EXERCISE TASK: Repeat the listing that follows, character for character, minus the pictures.

DATA BLOCK:

-- Begin --

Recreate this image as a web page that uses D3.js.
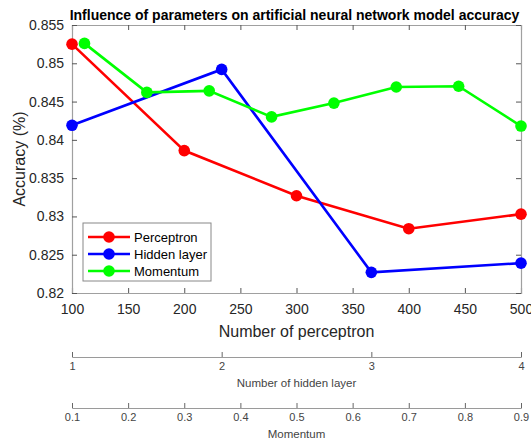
<!DOCTYPE html>
<html>
<head>
<meta charset="utf-8">
<script src="https://cdn.jsdelivr.net/npm/d3@7"></script>
<style>
  body { margin: 0; background: #fff; }
  svg { font-family: "Liberation Sans", Arial, sans-serif; }
</style>
</head>
<body>
<svg id="chart" width="531" height="441"></svg>
<script>
// values
const perceptronX = [100, 200, 300, 400, 500]
const perceptronAcc = [0.8525, 0.8386, 0.8327, 0.8284, 0.8303]
const hiddenX = [1, 2, 3, 4]
const hiddenAcc = [0.8419, 0.8492, 0.8227, 0.8239]
const momentumX = [0.2, 0.3, 0.4, 0.5, 0.6, 0.7, 0.8, 0.9]
const momentumAcc = [0.8526, 0.8462, 0.8464, 0.8430, 0.8448, 0.8469, 0.8470, 0.8418]
const yTicks = [0.82, 0.825, 0.83, 0.835, 0.84, 0.845, 0.85, 0.855]
const perceptronTicks = [100, 150, 200, 250, 300, 350, 400, 450, 500]
const hiddenTicks = [1, 2, 3, 4]
const momentumTicks = [0.1, 0.2, 0.3, 0.4, 0.5, 0.6, 0.7, 0.8, 0.9]

const margin = { left: 72, right: 10, top: 25, bottom: 148 }
const width = 531 - margin.left - margin.right
const height = 441 - margin.top - margin.bottom

const svg = d3.select('#chart')
const g = svg.append('g').attr('transform', `translate(${margin.left},${margin.top})`)

const xP = d3.scaleLinear().domain([100, 500]).range([0, width])
const xH = d3.scaleLinear().domain([1, 4]).range([0, width])
const xM = d3.scaleLinear().domain([0.1, 0.9]).range([0, width])
// momentum curve was plotted on the perceptron axis (m * 500 / 0.9)
const xMplot = d3.scaleLinear().domain([0, 0.9]).range([xP(0), xP(500)])
const y = d3.scaleLinear().domain([0.82, 0.855]).range([height, 0])

const axisColor = '#a0a0a0'
const textColor = '#262626'

// main axes, ticks inward
const axBottom = g.append('g').attr('transform', `translate(0,${height})`)
  .call(d3.axisBottom(xP).tickValues(perceptronTicks).tickSize(-5).tickPadding(13).tickFormat(d3.format('d')))
const axTop = g.append('g')
  .call(d3.axisTop(xP).tickValues(perceptronTicks).tickSize(-5).tickFormat(''))
const axLeft = g.append('g')
  .call(d3.axisLeft(y).tickValues(yTicks).tickSize(-5).tickPadding(8).tickFormat(d => d3.format('')(+d.toFixed(3))))
const axRight = g.append('g').attr('transform', `translate(${width},0)`)
  .call(d3.axisRight(y).tickValues(yTicks).tickSize(-5).tickFormat(''))

;[axBottom, axTop, axLeft, axRight].forEach(a => {
  a.select('.domain').attr('stroke', axisColor).attr('stroke-width', 1.2)
  a.selectAll('line').attr('stroke', '#555')
  a.selectAll('text').attr('fill', textColor).attr('font-size', 14)
})
axBottom.selectAll('text').attr('dy', '0.6em')

// title and axis labels
svg.append('text').attr('x', margin.left + width / 2 - 2).attr('y', 20)
  .attr('text-anchor', 'middle').attr('font-weight', 'bold').attr('font-size', 14)
  .attr('fill', '#000').text('Influence of parameters on artificial neural network model accuracy')
svg.append('text').attr('transform', `translate(25,${margin.top + height / 2}) rotate(-90)`)
  .attr('text-anchor', 'middle').attr('font-size', 16).attr('fill', textColor).text('Accuracy (%)')
svg.append('text').attr('x', margin.left + width / 2).attr('y', 337)
  .attr('text-anchor', 'middle').attr('font-size', 16).attr('fill', textColor).text('Number of perceptron')

// secondary axes below
function extraAxis(scale, ticks, yPos, label, fmt) {
  const a = svg.append('g').attr('transform', `translate(${margin.left},${yPos})`)
    .call(d3.axisBottom(scale).tickValues(ticks).tickSize(-5).tickPadding(6).tickFormat(fmt))
  a.select('.domain').attr('stroke', '#9a9a9a')
  a.selectAll('line').attr('stroke', '#666')
  a.selectAll('text').attr('fill', '#444').attr('font-size', 11).attr('dy', '0.6em')
  svg.append('text').attr('x', margin.left + width / 2).attr('y', yPos + 30)
    .attr('text-anchor', 'middle').attr('font-size', 11.5).attr('fill', '#444').text(label)
}
extraAxis(xH, hiddenTicks, 357, 'Number of hidden layer', d3.format('d'))
extraAxis(xM, momentumTicks, 408, 'Momentum', d3.format('.1f'))

// series
const series = [
  { name: 'Perceptron', color: '#ff0000', x: xP, xs: perceptronX, ys: perceptronAcc },
  { name: 'Hidden layer', color: '#0000ff', x: xH, xs: hiddenX, ys: hiddenAcc },
  { name: 'Momentum', color: '#00ff00', x: xMplot, xs: momentumX, ys: momentumAcc }
]

series.forEach(s => {
  const pts = s.xs.map((v, i) => [s.x(v), y(s.ys[i])])
  g.append('path').attr('d', d3.line()(pts))
    .attr('fill', 'none').attr('stroke', s.color).attr('stroke-width', 2.6)
  g.selectAll(null).data(pts).enter().append('circle')
    .attr('cx', d => d[0]).attr('cy', d => d[1]).attr('r', 5.8).attr('fill', s.color)
})

// legend
const lg = svg.append('g').attr('transform', 'translate(83,223)')
lg.append('rect').attr('width', 128).attr('height', 58)
  .attr('fill', '#fff').attr('stroke', '#888').attr('stroke-width', 1)
series.forEach((s, i) => {
  const yy = 14 + i * 17
  lg.append('line').attr('x1', 5).attr('x2', 47).attr('y1', yy).attr('y2', yy)
    .attr('stroke', s.color).attr('stroke-width', 2.6)
  lg.append('circle').attr('cx', 26).attr('cy', yy).attr('r', 5.8).attr('fill', s.color)
  lg.append('text').attr('x', 51).attr('y', yy).attr('dy', '0.35em')
    .attr('font-size', 13).attr('fill', '#000').text(s.name)
})
</script>
</body>
</html>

-- End --

EXERCISE SOLUTION:
Recreate this image as a web page that uses D3.js.
<!DOCTYPE html>
<html>
<head>
<meta charset="utf-8">
<script src="https://cdn.jsdelivr.net/npm/d3@7"></script>
<style>
  body { margin: 0; background: #fff; }
  svg { font-family: "Liberation Sans", Arial, sans-serif; }
</style>
</head>
<body>
<svg id="chart" width="531" height="441"></svg>
<script>
// values
const perceptronX = [100, 200, 300, 400, 500]
const perceptronAcc = [0.8525, 0.8386, 0.8327, 0.8284, 0.8303]
const hiddenX = [1, 2, 3, 4]
const hiddenAcc = [0.8419, 0.8492, 0.8227, 0.8239]
const momentumX = [0.2, 0.3, 0.4, 0.5, 0.6, 0.7, 0.8, 0.9]
const momentumAcc = [0.8526, 0.8462, 0.8464, 0.8430, 0.8448, 0.8469, 0.8470, 0.8418]
const yTicks = [0.82, 0.825, 0.83, 0.835, 0.84, 0.845, 0.85, 0.855]
const perceptronTicks = [100, 150, 200, 250, 300, 350, 400, 450, 500]
const hiddenTicks = [1, 2, 3, 4]
const momentumTicks = [0.1, 0.2, 0.3, 0.4, 0.5, 0.6, 0.7, 0.8, 0.9]

const margin = { left: 72, right: 10, top: 25, bottom: 148 }
const width = 531 - margin.left - margin.right
const height = 441 - margin.top - margin.bottom

const svg = d3.select('#chart')
const g = svg.append('g').attr('transform', `translate(${margin.left},${margin.top})`)

const xP = d3.scaleLinear().domain([100, 500]).range([0, width])
const xH = d3.scaleLinear().domain([1, 4]).range([0, width])
const xM = d3.scaleLinear().domain([0.1, 0.9]).range([0, width])
// momentum curve was plotted on the perceptron axis (m * 500 / 0.9)
const xMplot = d3.scaleLinear().domain([0, 0.9]).range([xP(0), xP(500)])
const y = d3.scaleLinear().domain([0.82, 0.855]).range([height, 0])

const axisColor = '#a0a0a0'
const textColor = '#262626'

// main axes, ticks inward
const axBottom = g.append('g').attr('transform', `translate(0,${height})`)
  .call(d3.axisBottom(xP).tickValues(perceptronTicks).tickSize(-5).tickPadding(13).tickFormat(d3.format('d')))
const axTop = g.append('g')
  .call(d3.axisTop(xP).tickValues(perceptronTicks).tickSize(-5).tickFormat(''))
const axLeft = g.append('g')
  .call(d3.axisLeft(y).tickValues(yTicks).tickSize(-5).tickPadding(8).tickFormat(d => d3.format('')(+d.toFixed(3))))
const axRight = g.append('g').attr('transform', `translate(${width},0)`)
  .call(d3.axisRight(y).tickValues(yTicks).tickSize(-5).tickFormat(''))

;[axBottom, axTop, axLeft, axRight].forEach(a => {
  a.select('.domain').attr('stroke', axisColor).attr('stroke-width', 1.2)
  a.selectAll('line').attr('stroke', '#555')
  a.selectAll('text').attr('fill', textColor).attr('font-size', 14)
})
axBottom.selectAll('text').attr('dy', '0.6em')

// title and axis labels
svg.append('text').attr('x', margin.left + width / 2 - 2).attr('y', 20)
  .attr('text-anchor', 'middle').attr('font-weight', 'bold').attr('font-size', 14)
  .attr('fill', '#000').text('Influence of parameters on artificial neural network model accuracy')
svg.append('text').attr('transform', `translate(25,${margin.top + height / 2}) rotate(-90)`)
  .attr('text-anchor', 'middle').attr('font-size', 16).attr('fill', textColor).text('Accuracy (%)')
svg.append('text').attr('x', margin.left + width / 2).attr('y', 337)
  .attr('text-anchor', 'middle').attr('font-size', 16).attr('fill', textColor).text('Number of perceptron')

// secondary axes below
function extraAxis(scale, ticks, yPos, label, fmt) {
  const a = svg.append('g').attr('transform', `translate(${margin.left},${yPos})`)
    .call(d3.axisBottom(scale).tickValues(ticks).tickSize(-5).tickPadding(6).tickFormat(fmt))
  a.select('.domain').attr('stroke', '#9a9a9a')
  a.selectAll('line').attr('stroke', '#666')
  a.selectAll('text').attr('fill', '#444').attr('font-size', 11).attr('dy', '0.6em')
  svg.append('text').attr('x', margin.left + width / 2).attr('y', yPos + 30)
    .attr('text-anchor', 'middle').attr('font-size', 11.5).attr('fill', '#444').text(label)
}
extraAxis(xH, hiddenTicks, 357, 'Number of hidden layer', d3.format('d'))
extraAxis(xM, momentumTicks, 408, 'Momentum', d3.format('.1f'))

// series
const series = [
  { name: 'Perceptron', color: '#ff0000', x: xP, xs: perceptronX, ys: perceptronAcc },
  { name: 'Hidden layer', color: '#0000ff', x: xH, xs: hiddenX, ys: hiddenAcc },
  { name: 'Momentum', color: '#00ff00', x: xMplot, xs: momentumX, ys: momentumAcc }
]

series.forEach(s => {
  const pts = s.xs.map((v, i) => [s.x(v), y(s.ys[i])])
  g.append('path').attr('d', d3.line()(pts))
    .attr('fill', 'none').attr('stroke', s.color).attr('stroke-width', 2.6)
  g.selectAll(null).data(pts).enter().append('circle')
    .attr('cx', d => d[0]).attr('cy', d => d[1]).attr('r', 5.8).attr('fill', s.color)
})

// legend
const lg = svg.append('g').attr('transform', 'translate(83,223)')
lg.append('rect').attr('width', 128).attr('height', 58)
  .attr('fill', '#fff').attr('stroke', '#888').attr('stroke-width', 1)
series.forEach((s, i) => {
  const yy = 14 + i * 17
  lg.append('line').attr('x1', 5).attr('x2', 47).attr('y1', yy).attr('y2', yy)
    .attr('stroke', s.color).attr('stroke-width', 2.6)
  lg.append('circle').attr('cx', 26).attr('cy', yy).attr('r', 5.8).attr('fill', s.color)
  lg.append('text').attr('x', 51).attr('y', yy).attr('dy', '0.35em')
    .attr('font-size', 13).attr('fill', '#000').text(s.name)
})
</script>
</body>
</html>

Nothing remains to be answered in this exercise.